Gracinda já viveu quatro décadas e meia. Assumidamente católica, não experimentou a bênção de ser mãe – problemas… – a graça de enfim realizar aquele singular feito que testemunhou fazer a felicidade de tanta gente que conhece desde os bancos da primária. Peixoto, o marido, homem porventura burgesso, mas essencialmente bom, é visita diária garantida. Sempre de fugida e com o seu intragável traje de funcionário camarário empoleirado nas viaturas de recolha do lixo, daqueles que não usam máscara, cativa pela timidez com que esgana, sem apelo nem agravo, o verde boné que, apesar de habitualmente enterrado, não chega para lhe esconder as farfalhudas patilhas de sportinguista acrítico.
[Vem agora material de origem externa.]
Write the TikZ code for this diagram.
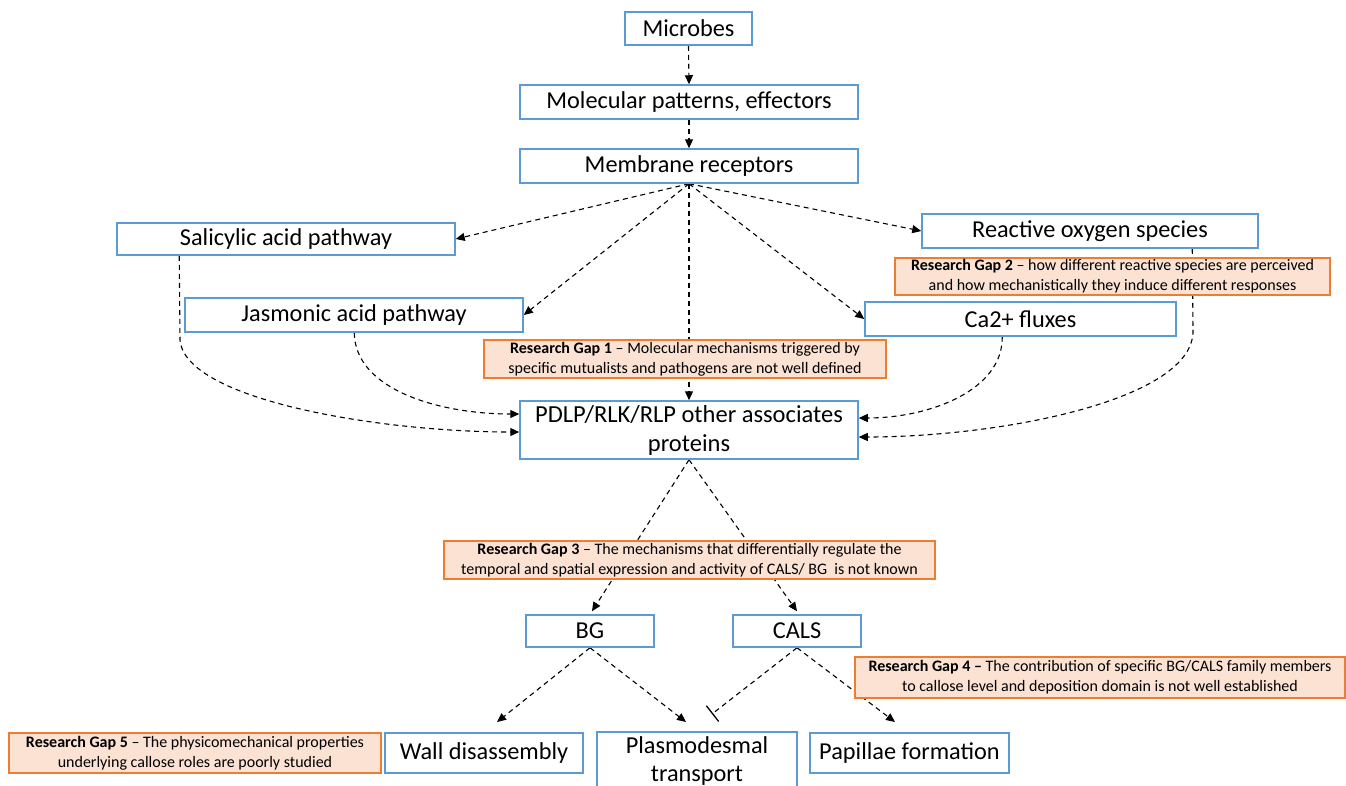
\documentclass[tikz,border=0pt]{standalone}
\usepackage{fontspec}
\setmainfont{Carlito}
\usetikzlibrary{arrows.meta,backgrounds}
\definecolor{bxblue}{HTML}{5B9BD5}
\definecolor{gaporange}{HTML}{ED7D31}
\definecolor{gapfill}{HTML}{FBE2D3}
\begin{document}
\begin{tikzpicture}[x=1pt,y=-1pt,
 bx/.style={draw=bxblue,line width=1.5pt,fill=white,inner sep=0pt,font=\fontsize{24.3}{28}\selectfont,align=center},
 gap/.style={draw=gaporange,line width=1.5pt,fill=gapfill,inner sep=0pt,font=\fontsize{16}{20}\selectfont,align=center},
 conn/.style={line width=1.1pt,dash pattern=on 5pt off 4pt,-{Triangle[length=9pt,width=8pt]}},
 inhib/.style={line width=1.1pt,dash pattern=on 5pt off 4pt,-{Bar[width=20pt,line width=1.3pt]}}
]
\useasboundingbox (0,0) rectangle (1346,785);
% blue boxes
\node[bx,minimum width=127pt,minimum height=33pt] (mic) at (688.5,28.5) {Microbes};
\node[bx,minimum width=338pt,minimum height=34pt] (mol) at (689,102) {Molecular patterns, effectors};
\node[bx,minimum width=338pt,minimum height=34pt] (mem) at (689,166) {Membrane receptors};
\node[bx,minimum width=338pt,minimum height=32pt] (sal) at (286,239) {Salicylic acid pathway};
\node[bx,minimum width=338pt,minimum height=34pt] (jas) at (354,315) {Jasmonic acid pathway};
\node[bx,minimum width=336pt,minimum height=34pt] (ros) at (1090,231) {Reactive oxygen species};
\node[bx,minimum width=311pt,minimum height=34pt] (ca) at (1020.5,319) {Ca2+ fluxes};
\node[bx,minimum width=338pt,minimum height=58pt,font=\fontsize{24.5}{29}\selectfont] (pd) at (689,430) {PDLP/RLK/RLP other associates\\proteins};
\node[bx,minimum width=128pt,minimum height=32pt] (bg) at (590,631) {BG};
\node[bx,minimum width=128pt,minimum height=32pt] (cals) at (797,631) {CALS};
\node[bx,minimum width=198pt,minimum height=40pt] (wall) at (484,753) {Wall disassembly};
\node[bx,minimum width=200pt,minimum height=58pt] (plas) at (697,761) {Plasmodesmal\\transport};
\node[bx,minimum width=199pt,minimum height=40pt] (pap) at (909.5,753) {Papillae formation};
% research gaps
\node[gap,minimum width=402pt,minimum height=38pt] (g1) at (685,359) {\textbf{Research Gap 1} -- Molecular mechanisms triggered by\\specific mutualists and pathogens are not well defined};
\node[gap,minimum width=435pt,minimum height=37pt] (g2) at (1112.5,276.5) {\textbf{Research Gap 2} -- how different reactive species are perceived\\and how mechanistically they induce different responses};
\node[gap,minimum width=491pt,minimum height=38pt] (g3) at (689.5,560) {\textbf{Research Gap 3} -- The mechanisms that differentially regulate the\\temporal and spatial expression and activity of CALS/ BG\ \ is not known};
\node[gap,minimum width=490pt,minimum height=41pt] (g4) at (1100,677.5) {\textbf{Research Gap 4 --} The contribution of specific BG/CALS family members\\to callose level and deposition domain is not well established};
\node[gap,minimum width=372pt,minimum height=40pt] (g5) at (195,753) {\textbf{Research Gap 5} -- The physicomechanical properties\\underlying callose roles are poorly studied};
% free ends
\coordinate (wtip) at (497,722);
\coordinate (ptip) at (686,722);
\coordinate (btip) at (712,714);
\coordinate (ftip) at (895,722);
\begin{scope}[on background layer]
\draw[conn] (mic.south) -- (mol.north);
\draw[conn] (mol.south) -- (mem.north);
\draw[conn] (mem.south) -- (sal.east);
\draw[conn] (mem.south) -- (jas.east);
\draw[conn] (mem.south) -- (pd.north);
\draw[conn] (mem.south) -- (ca.west);
\draw[conn] (mem.south) -- (ros.west);
\draw[conn] ([xshift=63pt]sal.south west) -- (180,340) .. controls (185,400) and (380,432) .. ([yshift=-2pt]pd.west);
\draw[conn] ([xshift=170pt]jas.south west) .. controls (355,390) and (440,414) .. ([yshift=16pt]pd.west);
\draw[conn] ([xshift=138pt]ca.south west) .. controls (1003,390) and (930,418) .. ([yshift=12pt]pd.east);
\draw[conn] ([xshift=271pt]ros.south west) -- (1193,330) .. controls (1195,400) and (1000,437) .. ([yshift=-7pt]pd.east);
\draw[conn] (pd.south) -- ([xshift=2pt,yshift=3pt]bg.north);
\draw[conn] (pd.south) -- ([yshift=3pt]cals.north);
\draw[conn] (bg.south) -- (wtip);
\draw[conn] (bg.south) -- (ptip);
\draw[inhib] (cals.south) -- (btip);
\draw[conn] (cals.south) -- (ftip);
\end{scope}
\end{tikzpicture}
\end{document}
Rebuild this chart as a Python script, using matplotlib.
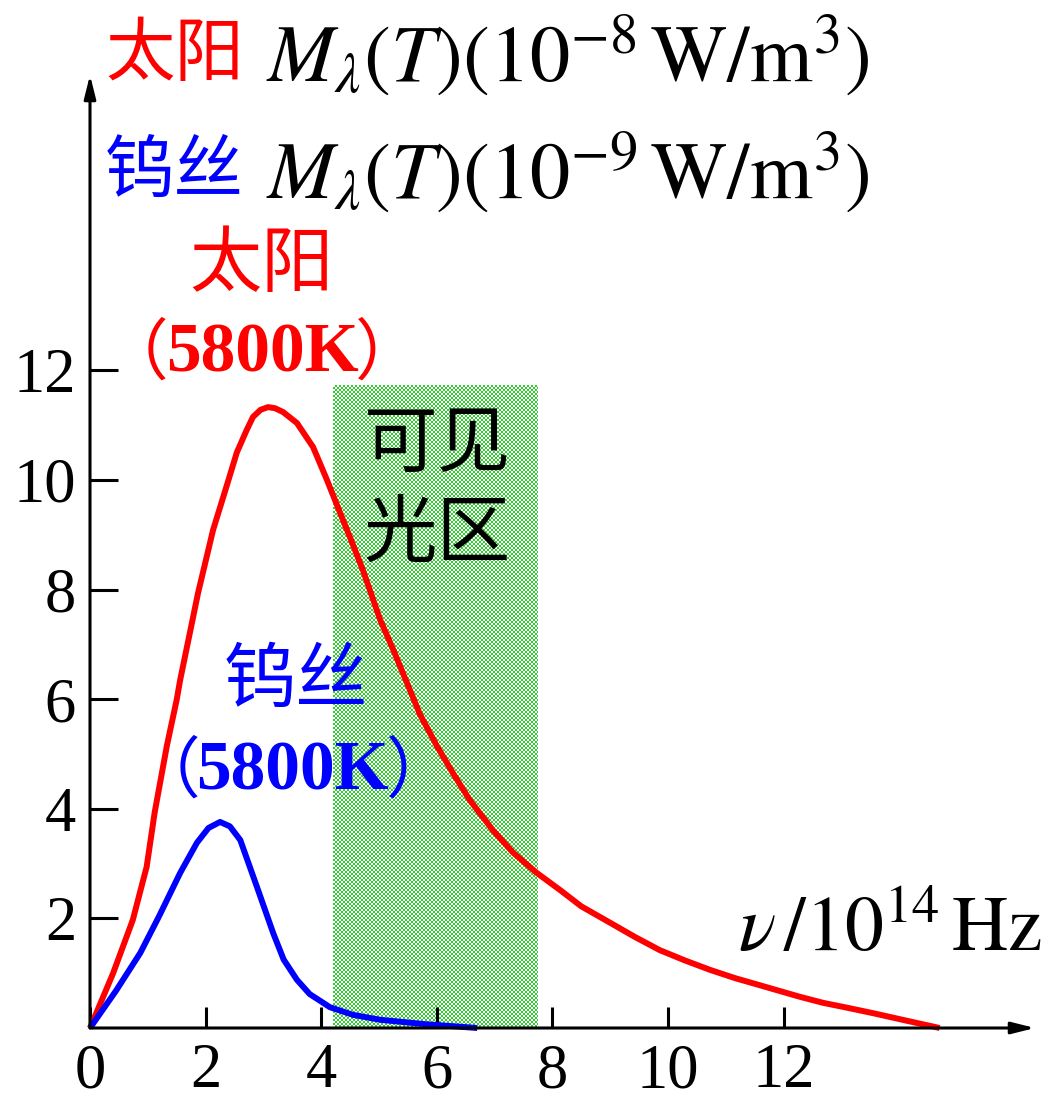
import numpy as np
import matplotlib
matplotlib.use('Agg')
import matplotlib.pyplot as plt

# values (x in 1e14 Hz)
sun_x = [0, 0.4, 0.74, 0.98, 1.12, 1.33, 1.5, 1.56, 1.87, 2.13, 2.37, 2.54, 2.71, 2.82,
         2.95, 3.08, 3.2, 3.34, 3.58, 3.86, 4.1, 4.27, 4.5, 4.72, 5.02, 5.24, 5.71, 6.0,
         6.28, 6.57, 6.97, 7.32, 7.73, 8.13, 8.5, 9.0, 9.43, 9.86, 10.3, 10.73, 11.16,
         11.59, 12.28, 12.68, 13.1, 13.55, 14.1, 14.7]
sun_y = [0, 1.0, 1.97, 2.94, 3.94, 5.15, 5.99, 6.35, 7.94, 9.09, 9.91, 10.5, 10.91, 11.15,
         11.28, 11.33, 11.31, 11.24, 11.04, 10.6, 10.0, 9.55, 8.95, 8.36, 7.45, 6.92, 5.72,
         5.15, 4.65, 4.16, 3.61, 3.2, 2.83, 2.52, 2.22, 1.92, 1.66, 1.42, 1.23, 1.06, 0.91,
         0.78, 0.57, 0.46, 0.37, 0.27, 0.14, 0.0]

wire_x = [0, 0.45, 0.87, 1.2, 1.56, 1.85, 2.05, 2.25, 2.42, 2.6, 2.89, 3.17, 3.35, 3.58,
          3.8, 4.15, 4.55, 5.02, 5.8, 6.7]
wire_y = [0, 0.68, 1.37, 2.05, 2.83, 3.38, 3.65, 3.76, 3.68, 3.43, 2.57, 1.73, 1.25, 0.88,
          0.62, 0.38, 0.24, 0.15, 0.07, 0.0]

visible = [4.2, 7.75]          # visible light band
visible_top = 11.73

xticks = [0, 2, 4, 6, 8, 10, 12]
yticks = [2, 4, 6, 8, 10, 12]

plt.rcParams['font.family'] = ['Liberation Serif', 'Noto Sans CJK SC']
plt.rcParams['mathtext.fontset'] = 'stix'

W, H = 1048, 1100
fig = plt.figure(figsize=(W / 100, H / 100), dpi=100)
ax = fig.add_axes([90 / W, 72 / H, 945 / W, 953 / H])
ax.set_xlim(0, 16.35)
ax.set_ylim(0, 17.39)
ax.patch.set_visible(False)
for s in ax.spines.values():
    s.set_visible(False)

# checkered green band, 2 px cells, placed through the data transform
(bx0, by0) = ax.transData.transform((visible[0], 0))
(bx1, by1) = ax.transData.transform((visible[1], visible_top))
bw, bh = int(round(bx1 - bx0)), int(round(by1 - by0))
ii, jj = np.meshgrid(np.arange(bh) // 2, np.arange(bw) // 2, indexing='ij')
mask = (ii + jj) % 2 == 1
rgb = np.ones((bh, bw, 3))
rgb[mask] = np.array([0x33, 0xcc, 0x33]) / 255.
fig.figimage(rgb, xo=int(round(bx0)), yo=int(round(by0)), zorder=-1)

ax.plot(sun_x, sun_y, color='#ff0000', lw=4.3, solid_joinstyle='round',
        solid_capstyle='butt', zorder=3, clip_on=False)
ax.plot(wire_x, wire_y, color='#0000ff', lw=4.3, solid_joinstyle='round',
        solid_capstyle='butt', zorder=3, clip_on=False)

# axes with arrows
arr = dict(arrowstyle='-|>,head_length=1.4,head_width=0.35', lw=2.2, color='black',
           shrinkA=0, shrinkB=0)
ax.annotate('', xy=(1, 0), xytext=(0, 0), xycoords='axes fraction', arrowprops=arr,
            annotation_clip=False, zorder=4)
ax.annotate('', xy=(0, 1), xytext=(0, 0), xycoords='axes fraction', arrowprops=arr,
            annotation_clip=False, zorder=4)

ax.set_xticks(xticks)
ax.set_yticks(yticks)
ax.tick_params(axis='x', direction='in', length=15, width=2.2, pad=11, labelsize=45)
ax.tick_params(axis='y', direction='in', length=20, width=2.2, pad=10, labelsize=45)

def ftext(x, y, s, **kw):
    fig.text(x / W, 1 - y / H, s, **kw)

# top labels
ftext(105, 55, '太阳', color='red', fontsize=50, va='center', family='Noto Sans CJK SC')
ftext(266, 55, r'$M_{\lambda}(T)(10^{-8}\,\mathrm{W/m^3})$', fontsize=58, va='center')
ftext(105, 172, '钨丝', color='blue', fontsize=50, va='center', family='Noto Sans CJK SC')
ftext(266, 172, r'$M_{\lambda}(T)(10^{-9}\,\mathrm{W/m^3})$', fontsize=58, va='center')

# curve labels
def temp_label(xl, xc, xr, y, c):
    ftext(xl, y, '（', color=c, fontsize=48, ha='right', va='center', family='Noto Sans CJK SC')
    ftext(xc, y, '5800K', color=c, fontsize=50, weight='bold', ha='center', va='center')
    ftext(xr, y, '）', color=c, fontsize=48, ha='left', va='center', family='Noto Sans CJK SC')

ftext(262, 268, '太阳', color='red', fontsize=52, ha='center', va='center')
temp_label(168, 262, 355, 355, 'red')
ftext(296, 684, '钨丝', color='blue', fontsize=52, ha='center', va='center')
temp_label(200, 292, 386, 773, 'blue')
ftext(437, 448, '可见', color='black', fontsize=53, ha='center', va='center')
ftext(437, 538, '光区', color='black', fontsize=53, ha='center', va='center')

ftext(1042, 932, r'$\nu\,/10^{14}\,\mathrm{Hz}$', fontsize=56, ha='right', va='center')

fig.savefig('out.png', dpi=100)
Arrendaram casa e pensavam fazer uns anexos no próximo Verão. Ele, que reconhecera “não ter cabeça” para fazer o código, não tinha carro. Há dois anos, o solitário casal empenhou-se e comprou uma daquelas viaturas motorizadas de quatro rodas, à base de fibra de vidro, vítimas demasiado previsíveis da impaciência dos condutores encartados. Com a doença da sua “senhora”, o “troiloil”, como decidiram chamar-lhe, não chegou afinal a conhecer os quilómetros de estrada programados. A cassete provocando “a garagem da vizinha”, banda sonora que acompanhava as manhãs de sábado religiosamente reservadas para limpeza dos interiores, nunca mais se ouviu. O pouco que prometia terem por garantido perdeu-se com a amarga certeza de uns grãos de areia escoados entre dedos.
Peixoto não está hoje obrigado a ter pressa. Os colegas de labuta dispensaram-no, exigindo-lhe que passasse o dia junto da sua companheira, a vigilante implacável que nunca lhe poupou um brusco sermão no regresso da taberna do Abílio, após disputadas sessões da mais invejada enologia bairrista. Todos sabem que tudo deverá acabar hoje. Todos sentem que a desprezada “Funerária Antunes & Filhos” terá amanhã novo serviço. Nem chega a ser favor. Apenas pânico de estar no lugar do Peixoto. Eles que se despeçam.
De barba feita, com o cabelo ainda molhado por um banho tomado em respeitosa resignação, o homem do lixo senta-se na cadeira ao lado da única cama ocupada, a penúltima morada terrena de Gracinda. Com os dedos das mãos entrelaçados, com os braços apoiados nas pernas, deixa cair a cabeça. Consegue ainda desviar os olhos em direção ao rosto da cachopa que conquistara em 1997, no bailarico em honra do padroeiro da terra. Sem que possa esboçar um par de frases previsivelmente tolhido pela emoção, vislumbra os agora fechados olhos de Gracinda. Inesperadamente, não parece está a dormir. Tem estampada a perturbante tranquilidade de quem já deixou de estar. Com braço envolvendo o nosso amigo, o enfermeiro-chefe sentencia: “lamento muito.”
Foi só o tempo de sair do quarto. Iniciou-se o ritual formal para a libertação do corpo. Entram aqueles que garantem a utilidade daquela ala. Há que preparar literalmente a cama para os que hão de vir. Sim. “Porque ninguém fica para semente.” - Dispara a tarimbada auxiliar.
Na receção, Peixoto poderá levantar os poucos haveres de Gracinda. Um par de chinelos comprados na loja do chinês, junto ao hospital, umas quantas camisas de dormir e um desgastado terço que tinha pedido quando recebeu a notícia do seu médico de família.